What to work on -> Return the lines that follow, exactly as they appear, from the first through the one containing "import seaborn as sns"; no pictures are to be included.

───── Data excerpt ─────

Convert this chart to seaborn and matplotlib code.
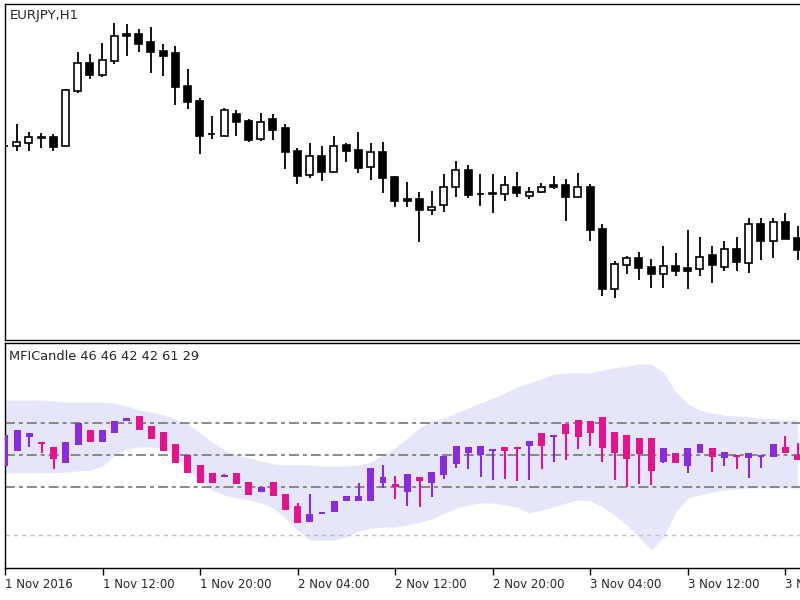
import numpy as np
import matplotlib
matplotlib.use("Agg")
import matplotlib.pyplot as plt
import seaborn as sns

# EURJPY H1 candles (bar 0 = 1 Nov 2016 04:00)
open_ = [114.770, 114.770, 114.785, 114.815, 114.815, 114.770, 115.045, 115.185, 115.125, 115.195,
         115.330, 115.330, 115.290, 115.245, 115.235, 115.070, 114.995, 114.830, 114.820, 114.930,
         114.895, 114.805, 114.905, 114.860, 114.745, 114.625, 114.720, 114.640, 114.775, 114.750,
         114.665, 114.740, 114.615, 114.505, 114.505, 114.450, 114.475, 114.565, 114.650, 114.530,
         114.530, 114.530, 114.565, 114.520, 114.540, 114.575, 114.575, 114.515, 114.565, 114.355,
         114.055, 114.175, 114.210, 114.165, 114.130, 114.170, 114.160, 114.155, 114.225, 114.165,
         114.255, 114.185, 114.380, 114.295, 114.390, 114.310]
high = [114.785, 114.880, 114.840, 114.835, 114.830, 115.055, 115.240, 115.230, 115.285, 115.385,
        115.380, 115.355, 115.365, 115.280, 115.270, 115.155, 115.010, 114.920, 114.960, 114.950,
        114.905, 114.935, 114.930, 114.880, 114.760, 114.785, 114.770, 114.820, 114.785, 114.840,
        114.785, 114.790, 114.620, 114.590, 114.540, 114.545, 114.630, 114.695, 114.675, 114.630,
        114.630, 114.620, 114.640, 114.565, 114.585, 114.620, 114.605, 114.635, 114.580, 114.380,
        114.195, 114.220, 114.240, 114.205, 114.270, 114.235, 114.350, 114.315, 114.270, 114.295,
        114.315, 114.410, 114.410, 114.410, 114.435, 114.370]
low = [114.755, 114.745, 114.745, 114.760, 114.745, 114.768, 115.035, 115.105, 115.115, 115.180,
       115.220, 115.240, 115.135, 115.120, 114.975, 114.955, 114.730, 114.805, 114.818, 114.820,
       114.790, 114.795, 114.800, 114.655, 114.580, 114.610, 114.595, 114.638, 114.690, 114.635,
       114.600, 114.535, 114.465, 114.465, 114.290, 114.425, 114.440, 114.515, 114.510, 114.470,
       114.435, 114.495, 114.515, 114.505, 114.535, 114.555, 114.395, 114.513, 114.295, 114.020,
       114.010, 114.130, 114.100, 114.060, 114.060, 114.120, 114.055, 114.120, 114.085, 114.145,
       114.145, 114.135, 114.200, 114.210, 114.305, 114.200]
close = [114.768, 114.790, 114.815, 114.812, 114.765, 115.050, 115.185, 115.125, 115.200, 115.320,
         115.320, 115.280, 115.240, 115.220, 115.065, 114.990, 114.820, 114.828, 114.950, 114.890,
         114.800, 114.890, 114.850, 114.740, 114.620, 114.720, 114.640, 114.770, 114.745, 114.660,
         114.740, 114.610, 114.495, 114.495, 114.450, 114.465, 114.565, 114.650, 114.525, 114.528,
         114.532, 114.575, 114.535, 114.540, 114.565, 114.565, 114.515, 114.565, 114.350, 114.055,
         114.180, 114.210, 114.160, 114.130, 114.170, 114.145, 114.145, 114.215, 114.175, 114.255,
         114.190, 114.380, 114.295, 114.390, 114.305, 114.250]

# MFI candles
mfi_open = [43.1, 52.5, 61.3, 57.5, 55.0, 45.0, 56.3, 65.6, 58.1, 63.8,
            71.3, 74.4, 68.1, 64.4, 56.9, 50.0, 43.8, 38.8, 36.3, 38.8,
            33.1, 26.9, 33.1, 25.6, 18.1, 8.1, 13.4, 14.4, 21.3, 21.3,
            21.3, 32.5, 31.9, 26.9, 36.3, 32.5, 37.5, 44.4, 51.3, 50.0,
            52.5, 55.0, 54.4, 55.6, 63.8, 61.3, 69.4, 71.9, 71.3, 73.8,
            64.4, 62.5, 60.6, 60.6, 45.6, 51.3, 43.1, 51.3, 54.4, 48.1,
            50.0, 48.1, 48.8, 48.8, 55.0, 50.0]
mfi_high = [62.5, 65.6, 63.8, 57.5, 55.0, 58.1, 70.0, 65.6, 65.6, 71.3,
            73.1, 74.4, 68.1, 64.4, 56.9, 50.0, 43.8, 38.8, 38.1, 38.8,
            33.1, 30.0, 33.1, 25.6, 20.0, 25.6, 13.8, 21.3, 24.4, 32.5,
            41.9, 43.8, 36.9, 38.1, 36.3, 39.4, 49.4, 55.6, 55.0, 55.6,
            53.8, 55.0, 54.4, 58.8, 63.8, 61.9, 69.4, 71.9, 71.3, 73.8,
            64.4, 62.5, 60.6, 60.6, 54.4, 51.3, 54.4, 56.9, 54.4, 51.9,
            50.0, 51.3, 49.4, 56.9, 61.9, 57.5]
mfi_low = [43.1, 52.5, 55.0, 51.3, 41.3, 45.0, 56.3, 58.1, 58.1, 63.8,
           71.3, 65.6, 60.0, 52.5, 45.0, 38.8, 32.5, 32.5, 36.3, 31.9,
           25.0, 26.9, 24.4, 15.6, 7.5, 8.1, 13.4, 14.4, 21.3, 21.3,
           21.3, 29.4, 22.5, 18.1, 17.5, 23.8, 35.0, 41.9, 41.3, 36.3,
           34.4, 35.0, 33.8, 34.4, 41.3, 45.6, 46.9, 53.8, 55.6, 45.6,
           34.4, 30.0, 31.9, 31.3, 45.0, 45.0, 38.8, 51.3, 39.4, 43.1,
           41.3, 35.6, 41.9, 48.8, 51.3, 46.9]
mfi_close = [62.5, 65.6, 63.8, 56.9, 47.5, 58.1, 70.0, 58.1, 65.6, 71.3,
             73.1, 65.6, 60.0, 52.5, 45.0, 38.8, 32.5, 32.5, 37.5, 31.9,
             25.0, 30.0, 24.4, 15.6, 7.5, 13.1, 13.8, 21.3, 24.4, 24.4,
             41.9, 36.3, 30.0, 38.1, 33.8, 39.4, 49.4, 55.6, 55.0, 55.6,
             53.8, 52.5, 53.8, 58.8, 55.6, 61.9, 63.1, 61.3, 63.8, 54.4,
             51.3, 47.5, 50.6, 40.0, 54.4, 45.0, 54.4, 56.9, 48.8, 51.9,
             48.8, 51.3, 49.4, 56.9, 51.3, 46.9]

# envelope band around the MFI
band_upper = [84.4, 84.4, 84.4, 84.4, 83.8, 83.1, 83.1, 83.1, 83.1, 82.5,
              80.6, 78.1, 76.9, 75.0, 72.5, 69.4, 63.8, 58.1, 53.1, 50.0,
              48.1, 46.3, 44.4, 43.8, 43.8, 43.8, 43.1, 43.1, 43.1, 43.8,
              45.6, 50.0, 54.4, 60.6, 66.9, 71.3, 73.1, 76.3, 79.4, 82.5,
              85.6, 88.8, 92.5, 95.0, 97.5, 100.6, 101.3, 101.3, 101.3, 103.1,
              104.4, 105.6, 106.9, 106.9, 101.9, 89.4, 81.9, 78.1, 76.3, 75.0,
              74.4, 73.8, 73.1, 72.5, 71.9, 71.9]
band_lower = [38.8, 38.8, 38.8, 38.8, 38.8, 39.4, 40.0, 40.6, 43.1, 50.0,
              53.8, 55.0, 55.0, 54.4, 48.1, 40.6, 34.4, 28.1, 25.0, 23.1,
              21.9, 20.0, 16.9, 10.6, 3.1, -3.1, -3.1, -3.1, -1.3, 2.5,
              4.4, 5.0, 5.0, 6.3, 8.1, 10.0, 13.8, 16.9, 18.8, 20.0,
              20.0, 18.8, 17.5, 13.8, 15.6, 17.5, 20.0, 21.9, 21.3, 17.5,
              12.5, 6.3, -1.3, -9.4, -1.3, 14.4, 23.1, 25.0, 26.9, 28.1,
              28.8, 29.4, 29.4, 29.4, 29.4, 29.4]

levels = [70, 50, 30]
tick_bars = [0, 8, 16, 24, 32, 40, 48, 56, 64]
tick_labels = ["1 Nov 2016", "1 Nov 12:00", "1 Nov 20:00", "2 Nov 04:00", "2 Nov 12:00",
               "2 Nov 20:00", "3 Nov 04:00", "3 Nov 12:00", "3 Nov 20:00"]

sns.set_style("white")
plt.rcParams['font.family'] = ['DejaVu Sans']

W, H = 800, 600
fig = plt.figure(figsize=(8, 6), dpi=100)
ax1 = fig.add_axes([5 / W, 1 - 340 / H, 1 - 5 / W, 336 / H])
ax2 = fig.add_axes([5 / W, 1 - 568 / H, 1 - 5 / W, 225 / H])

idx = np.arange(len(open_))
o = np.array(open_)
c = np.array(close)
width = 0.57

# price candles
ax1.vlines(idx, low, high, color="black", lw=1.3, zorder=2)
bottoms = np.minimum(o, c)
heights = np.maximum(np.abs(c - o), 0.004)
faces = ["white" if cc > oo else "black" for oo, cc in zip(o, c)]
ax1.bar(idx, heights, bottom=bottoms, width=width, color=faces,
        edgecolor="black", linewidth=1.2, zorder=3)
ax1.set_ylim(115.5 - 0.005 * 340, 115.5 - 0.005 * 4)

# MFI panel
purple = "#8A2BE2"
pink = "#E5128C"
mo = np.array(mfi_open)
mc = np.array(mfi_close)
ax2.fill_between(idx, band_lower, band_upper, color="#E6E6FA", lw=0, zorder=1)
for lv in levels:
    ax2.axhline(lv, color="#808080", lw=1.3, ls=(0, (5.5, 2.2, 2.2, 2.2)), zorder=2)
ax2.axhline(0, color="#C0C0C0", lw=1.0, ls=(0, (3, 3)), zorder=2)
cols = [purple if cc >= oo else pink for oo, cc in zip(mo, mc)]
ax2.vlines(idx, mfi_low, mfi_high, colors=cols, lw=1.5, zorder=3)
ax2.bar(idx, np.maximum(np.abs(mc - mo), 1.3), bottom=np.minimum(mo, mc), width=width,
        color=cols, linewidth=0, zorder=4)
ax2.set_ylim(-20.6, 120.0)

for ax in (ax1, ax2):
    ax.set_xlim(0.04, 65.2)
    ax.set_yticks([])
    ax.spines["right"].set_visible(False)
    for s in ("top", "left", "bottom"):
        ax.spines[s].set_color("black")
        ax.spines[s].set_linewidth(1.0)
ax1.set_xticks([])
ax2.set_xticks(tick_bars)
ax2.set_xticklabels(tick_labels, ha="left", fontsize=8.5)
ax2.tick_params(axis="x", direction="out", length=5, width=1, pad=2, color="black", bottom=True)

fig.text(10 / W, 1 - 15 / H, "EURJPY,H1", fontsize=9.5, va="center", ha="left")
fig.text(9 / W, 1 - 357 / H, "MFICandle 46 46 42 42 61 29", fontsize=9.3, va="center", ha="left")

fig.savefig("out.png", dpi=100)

─────

Exercise output ->
Convert this chart to seaborn and matplotlib code.
import numpy as np
import matplotlib
matplotlib.use("Agg")
import matplotlib.pyplot as plt
import seaborn as sns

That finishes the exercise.